▶ DIRECTIONS FOR THIS TASK
All of the listing below must be repeated word for word. Pictures are the only thing to omit.

▶ DATA BLOCK

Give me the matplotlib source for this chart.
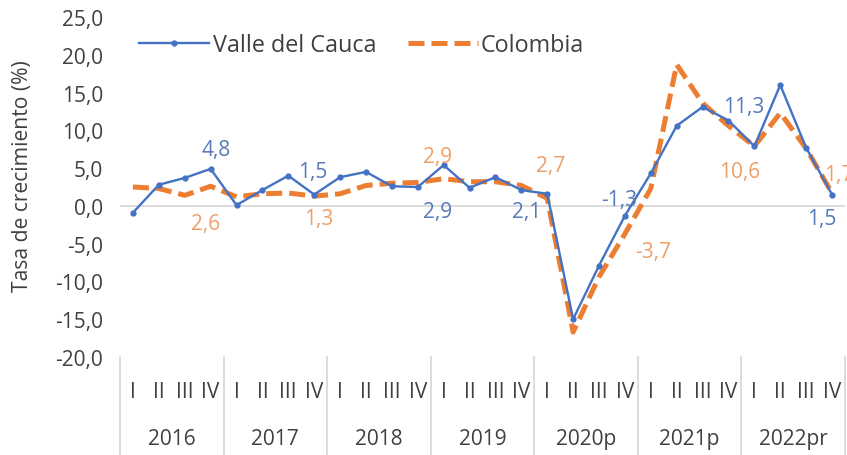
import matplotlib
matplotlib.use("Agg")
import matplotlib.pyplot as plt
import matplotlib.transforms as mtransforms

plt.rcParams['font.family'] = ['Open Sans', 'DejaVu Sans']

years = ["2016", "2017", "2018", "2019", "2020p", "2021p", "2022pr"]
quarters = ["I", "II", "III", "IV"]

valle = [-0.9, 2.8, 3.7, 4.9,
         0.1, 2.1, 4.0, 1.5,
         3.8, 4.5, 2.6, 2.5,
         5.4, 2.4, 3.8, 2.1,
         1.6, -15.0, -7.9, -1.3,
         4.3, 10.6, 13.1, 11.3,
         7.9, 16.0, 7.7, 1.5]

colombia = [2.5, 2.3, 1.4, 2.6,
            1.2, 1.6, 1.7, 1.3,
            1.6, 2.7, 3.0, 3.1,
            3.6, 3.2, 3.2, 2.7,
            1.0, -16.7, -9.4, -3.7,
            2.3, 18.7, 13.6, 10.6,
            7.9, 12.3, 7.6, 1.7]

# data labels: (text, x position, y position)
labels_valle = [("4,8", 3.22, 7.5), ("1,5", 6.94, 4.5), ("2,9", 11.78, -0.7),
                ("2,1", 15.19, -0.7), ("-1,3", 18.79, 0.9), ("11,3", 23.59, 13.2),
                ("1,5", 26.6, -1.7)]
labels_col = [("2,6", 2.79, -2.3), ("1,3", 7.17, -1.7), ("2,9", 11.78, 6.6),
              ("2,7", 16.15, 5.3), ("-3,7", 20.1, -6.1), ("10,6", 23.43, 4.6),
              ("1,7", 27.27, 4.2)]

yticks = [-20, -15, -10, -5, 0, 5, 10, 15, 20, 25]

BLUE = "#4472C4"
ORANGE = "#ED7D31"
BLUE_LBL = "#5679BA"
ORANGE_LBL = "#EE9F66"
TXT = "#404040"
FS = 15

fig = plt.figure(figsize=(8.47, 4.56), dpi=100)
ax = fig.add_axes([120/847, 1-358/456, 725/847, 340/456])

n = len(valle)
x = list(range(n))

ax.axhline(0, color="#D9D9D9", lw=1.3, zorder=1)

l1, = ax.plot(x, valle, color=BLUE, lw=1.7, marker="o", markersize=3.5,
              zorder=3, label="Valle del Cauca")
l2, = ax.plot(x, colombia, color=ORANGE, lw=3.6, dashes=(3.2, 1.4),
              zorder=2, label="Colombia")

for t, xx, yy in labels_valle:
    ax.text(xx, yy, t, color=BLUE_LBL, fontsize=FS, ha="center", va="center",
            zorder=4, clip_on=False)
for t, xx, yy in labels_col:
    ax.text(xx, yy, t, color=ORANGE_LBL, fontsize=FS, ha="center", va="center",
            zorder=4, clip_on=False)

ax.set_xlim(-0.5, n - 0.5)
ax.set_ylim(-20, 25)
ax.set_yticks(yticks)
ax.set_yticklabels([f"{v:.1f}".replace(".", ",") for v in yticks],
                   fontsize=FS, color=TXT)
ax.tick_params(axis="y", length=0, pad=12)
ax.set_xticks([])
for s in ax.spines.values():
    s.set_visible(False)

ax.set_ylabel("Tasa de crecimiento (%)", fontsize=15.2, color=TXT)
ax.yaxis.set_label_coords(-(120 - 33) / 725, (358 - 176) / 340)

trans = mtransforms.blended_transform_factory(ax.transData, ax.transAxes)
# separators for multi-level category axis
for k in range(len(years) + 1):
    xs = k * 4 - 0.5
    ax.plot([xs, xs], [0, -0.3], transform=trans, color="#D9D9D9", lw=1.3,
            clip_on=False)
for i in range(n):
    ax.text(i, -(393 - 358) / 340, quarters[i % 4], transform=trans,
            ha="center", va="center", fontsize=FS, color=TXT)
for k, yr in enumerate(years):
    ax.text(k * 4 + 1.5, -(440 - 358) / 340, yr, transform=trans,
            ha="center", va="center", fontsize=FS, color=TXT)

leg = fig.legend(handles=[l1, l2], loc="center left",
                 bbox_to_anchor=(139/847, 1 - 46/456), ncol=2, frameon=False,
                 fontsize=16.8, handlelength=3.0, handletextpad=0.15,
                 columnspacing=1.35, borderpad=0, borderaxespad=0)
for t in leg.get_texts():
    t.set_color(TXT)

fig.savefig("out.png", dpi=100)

▶ RESPONSE TO THE EXERCISE
Give me the matplotlib source for this chart.
import matplotlib
matplotlib.use("Agg")
import matplotlib.pyplot as plt
import matplotlib.transforms as mtransforms

plt.rcParams['font.family'] = ['Open Sans', 'DejaVu Sans']

years = ["2016", "2017", "2018", "2019", "2020p", "2021p", "2022pr"]
quarters = ["I", "II", "III", "IV"]

valle = [-0.9, 2.8, 3.7, 4.9,
         0.1, 2.1, 4.0, 1.5,
         3.8, 4.5, 2.6, 2.5,
         5.4, 2.4, 3.8, 2.1,
         1.6, -15.0, -7.9, -1.3,
         4.3, 10.6, 13.1, 11.3,
         7.9, 16.0, 7.7, 1.5]

colombia = [2.5, 2.3, 1.4, 2.6,
            1.2, 1.6, 1.7, 1.3,
            1.6, 2.7, 3.0, 3.1,
            3.6, 3.2, 3.2, 2.7,
            1.0, -16.7, -9.4, -3.7,
            2.3, 18.7, 13.6, 10.6,
            7.9, 12.3, 7.6, 1.7]

# data labels: (text, x position, y position)
labels_valle = [("4,8", 3.22, 7.5), ("1,5", 6.94, 4.5), ("2,9", 11.78, -0.7),
                ("2,1", 15.19, -0.7), ("-1,3", 18.79, 0.9), ("11,3", 23.59, 13.2),
                ("1,5", 26.6, -1.7)]
labels_col = [("2,6", 2.79, -2.3), ("1,3", 7.17, -1.7), ("2,9", 11.78, 6.6),
              ("2,7", 16.15, 5.3), ("-3,7", 20.1, -6.1), ("10,6", 23.43, 4.6),
              ("1,7", 27.27, 4.2)]

yticks = [-20, -15, -10, -5, 0, 5, 10, 15, 20, 25]

BLUE = "#4472C4"
ORANGE = "#ED7D31"
BLUE_LBL = "#5679BA"
ORANGE_LBL = "#EE9F66"
TXT = "#404040"
FS = 15

fig = plt.figure(figsize=(8.47, 4.56), dpi=100)
ax = fig.add_axes([120/847, 1-358/456, 725/847, 340/456])

n = len(valle)
x = list(range(n))

ax.axhline(0, color="#D9D9D9", lw=1.3, zorder=1)

l1, = ax.plot(x, valle, color=BLUE, lw=1.7, marker="o", markersize=3.5,
              zorder=3, label="Valle del Cauca")
l2, = ax.plot(x, colombia, color=ORANGE, lw=3.6, dashes=(3.2, 1.4),
              zorder=2, label="Colombia")

for t, xx, yy in labels_valle:
    ax.text(xx, yy, t, color=BLUE_LBL, fontsize=FS, ha="center", va="center",
            zorder=4, clip_on=False)
for t, xx, yy in labels_col:
    ax.text(xx, yy, t, color=ORANGE_LBL, fontsize=FS, ha="center", va="center",
            zorder=4, clip_on=False)

ax.set_xlim(-0.5, n - 0.5)
ax.set_ylim(-20, 25)
ax.set_yticks(yticks)
ax.set_yticklabels([f"{v:.1f}".replace(".", ",") for v in yticks],
                   fontsize=FS, color=TXT)
ax.tick_params(axis="y", length=0, pad=12)
ax.set_xticks([])
for s in ax.spines.values():
    s.set_visible(False)

ax.set_ylabel("Tasa de crecimiento (%)", fontsize=15.2, color=TXT)
ax.yaxis.set_label_coords(-(120 - 33) / 725, (358 - 176) / 340)

trans = mtransforms.blended_transform_factory(ax.transData, ax.transAxes)
# separators for multi-level category axis
for k in range(len(years) + 1):
    xs = k * 4 - 0.5
    ax.plot([xs, xs], [0, -0.3], transform=trans, color="#D9D9D9", lw=1.3,
            clip_on=False)
for i in range(n):
    ax.text(i, -(393 - 358) / 340, quarters[i % 4], transform=trans,
            ha="center", va="center", fontsize=FS, color=TXT)
for k, yr in enumerate(years):
    ax.text(k * 4 + 1.5, -(440 - 358) / 340, yr, transform=trans,
            ha="center", va="center", fontsize=FS, color=TXT)

leg = fig.legend(handles=[l1, l2], loc="center left",
                 bbox_to_anchor=(139/847, 1 - 46/456), ncol=2, frameon=False,
                 fontsize=16.8, handlelength=3.0, handletextpad=0.15,
                 columnspacing=1.35, borderpad=0, borderaxespad=0)
for t in leg.get_texts():
    t.set_color(TXT)

fig.savefig("out.png", dpi=100)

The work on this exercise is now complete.